Originally posted by: shilala
Originally posted by: 3chordcharlie
Originally posted by: Injury
I don't know your situation, but I do know that when the average unionized worker is making something equivlent to a college graduate in the workforce for 5 years, with better benefits and the job of a simp, there is something wrong.
Factory jobs shouldn't have to take the bullcrap from unionized employess like they do. Most parts of automotive manufacturing is UNSKILLED LABOR. The ONLY reason that a factory job is more important than the burger flippers and janitors in the country is that they are more dangerous.... but there's no way in hell that some of the guys that work there should be making the $25-30/hr they do. That's just stupid. Even if you've been there 40 years, it shouldn't matter.
$5 more in your pocket is great for you, but now some factory has to pay it's employees $5 more every hour... guess who pays for that in the end? THE REST OF THE FREAKING COUNTRY. They just pass the cost straight on to the customer.
Unions were created to prevent dangerous and risky working situations, as well as prevent employers from screwing over workers who NEED the job.
There were NOT created to strong arm their way into getting more money left and right, and to piss whine and moan everytime the slightest hint of inflation comes along.
Funny enough, when union workers negotiate for big bucks and the money is passed on to the customer... in turn the customer needs to start making more money... thus the company they work for has to charge more to get them more money... yadda yadda yadda. Yeah, it can be said for any job, not just unionized ones, but the unions are negotiating for CRAZY HIGH amounts. Remember two years ago, the grocery store strike, where they were complaining that giving a paycut to cashiers making upwards of $17/hr? Yeah, unions suck ass.
wow... for someone who apparently believes in free markets, you're showing some severe ignorance of how free markets work.
That is the stupidest post I have read in a YAUT yet.
I agree - the notion that a competitive firm can simply 'pass costs along to consumers' is utterly ridiculous.
If you learn one thing from basic economics it should be this:
under competition, firms are price-takers.
Now we can argue all day about the degree of competition in a given industry, but the fact remains that costs cannot simply be 'passed along' in anything the remotely approximates a market. Asking prices can be increased, with any associated reductions in demand, but they simply do not work their way through the system in the manner that Injury describes.

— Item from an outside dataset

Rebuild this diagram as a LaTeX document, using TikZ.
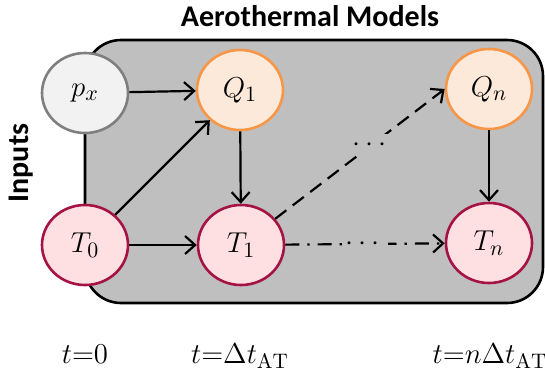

In fact, the standard (but still highly flawed) argument is that unions lead to artificially low employment levels in unionized companies. By this I mean high capital:worker ratios, which allow higher marginal products of labour, which allow companies to pay workers high wages without going broke. What is glossed over here is that maintaining such high ratios should be impossible in a world which supposedly also has a free market for investment funds, as this one does, since high capital:worker ratios are typical of industries with low returns to capital. But I digress.
Allowing this capital ratio inequality means lower capital:worker ratios for the rest of the non-unionized economy, meaning each worker in the rest of teh economy has less 'technology' helping them do their job, and as a result lower productivity, and lower pay than they would have in a world without unions.
Short version - unionization of some industries leads to lower employment and higher pay in those industries, and higher employment with lower pay in 'the rest' of the industries.
I think that's mostly BS myself, but it's the standard textbook answer that neo-classical economists would give.
I tend to think you can gain more from analysing the gap between 'living wage' (in the long run, the smallest wage you can pay a worker without them dying) and 'workers marginal productivity' (in free market theory, what a worker actually gets paid). The funny thing is that in the textbook world, living wages are irrelevant, but in the real world, they are very much more important in people's day-to-day lives than often abstract calculations of productivity.
Think about this: What is the productivity of a manager? what about a janitor in a factory? How do you calculate the productivity of
anyone who doesn't singlehandedly create a good or service that is directly sold in the marketplace?